Just a Runoffs wrap-up: Well, unfortunately, Grissom was tossed out during impound. SCCA feels that he had tampered with his ECU. My personal opinion is that he was legal. However, the result is that Team GEnie finished in the top-5 in the country! Just think: a little bit more development time and we could be dangerous!

I'd like to make a few public thanks:

J.J. Gertler, our venerable AUTO.RT, for his being there and offering any and all help needed, from working on the car to calming down the driver when the driver wnated to blow breakfast on Friday.

Jim Williams, A.WILLIAMS34, for keeping that evil car on the track when I brought it back from each session. This guy is magic.
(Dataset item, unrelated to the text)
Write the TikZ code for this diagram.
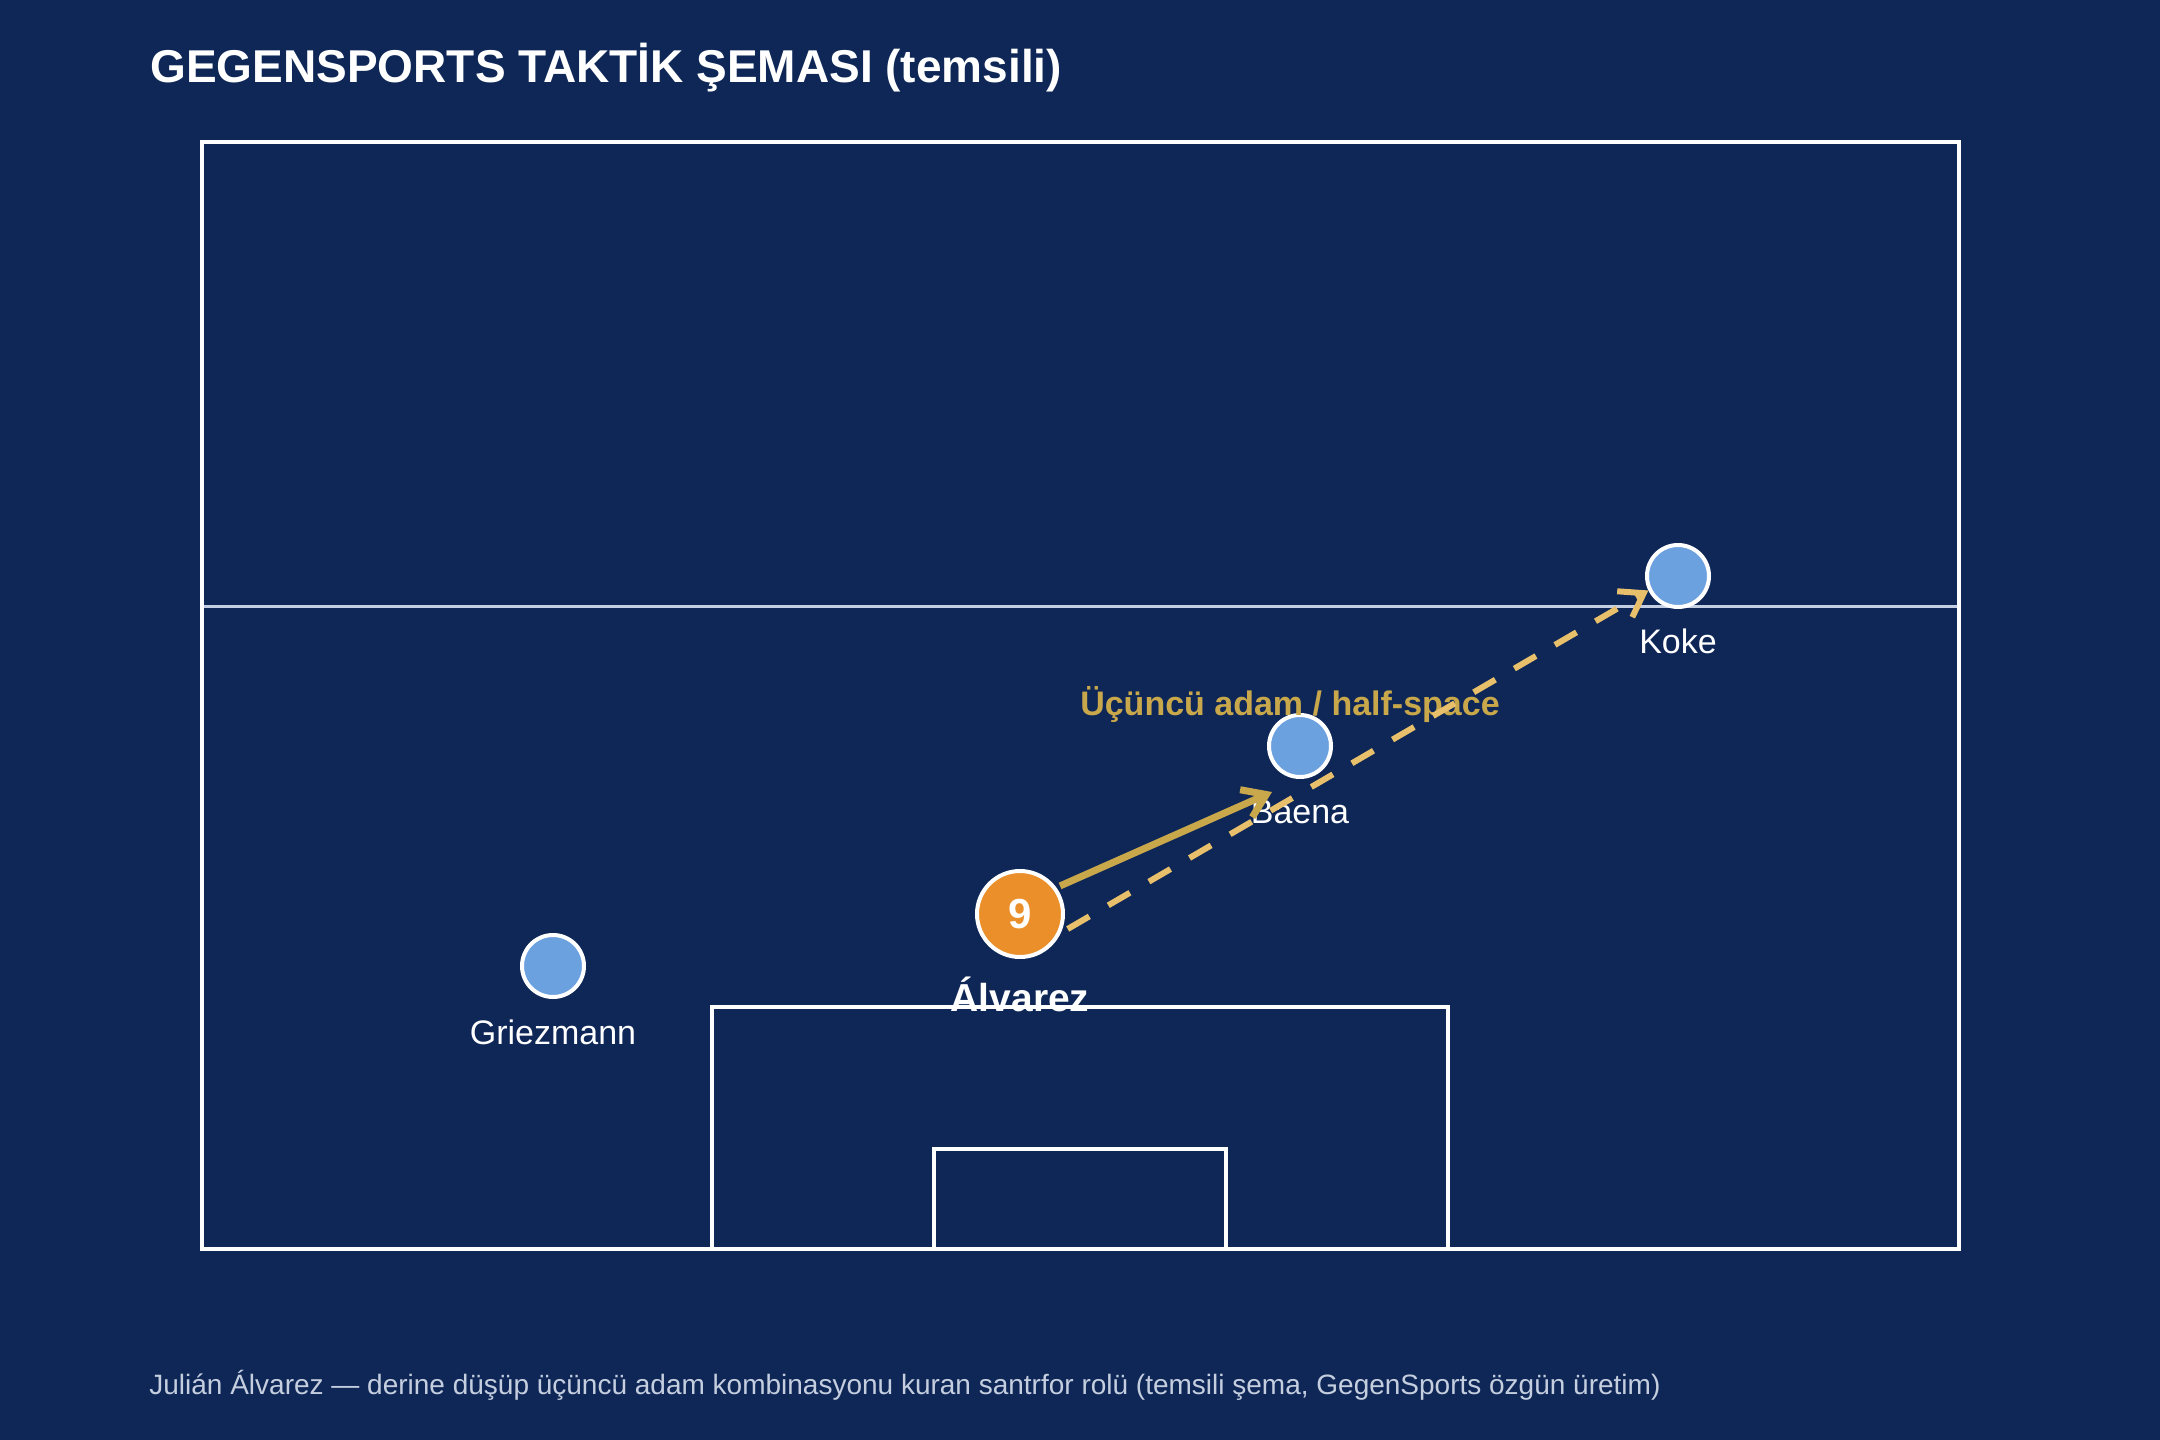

Goodyear, for their TRICK, TRICK tires that lasted and lasted long after other competitors were sliding off the track with blown or worn-out tires. These were obviously the ones to have (3 of the top-5 did!).

Diamond Star motors, for designing one AWESOME little powerplant. Without it, the car would not have been a factor. We can work on improving the handling. Besides, it sure is a sexy-looking bodystyle, isn't it? 4 of the top-5 thought so!

Valvoline, for their synthetic oil that they gave us at the Runoffs. Good stuff!

Cyclo chemicals, Hot Stuff racing shoes, Pyrotech and Simpson safety apparel, VP and CAM2 racing fuels, Janos Industrial Insulation Corp., and all the other smaller contingency sponsors for their help.

And, of course, my Mom and my sister, for driving all the way to Atlanta just to watch my race!

We just seemed to have the proper combination of car, tires, and crew to make it all happen.

The future looks bright. I've been invited by the Pro Dept of the SCCA to compete in the Eagle in the Escort Endurance races at Texas World Speedway and in Mexico, both this month. Let's see if we can continue riding the momentum!!!

Thanks again to all of you, and I hope to talk to each of you in the Monday evening RTCs!!!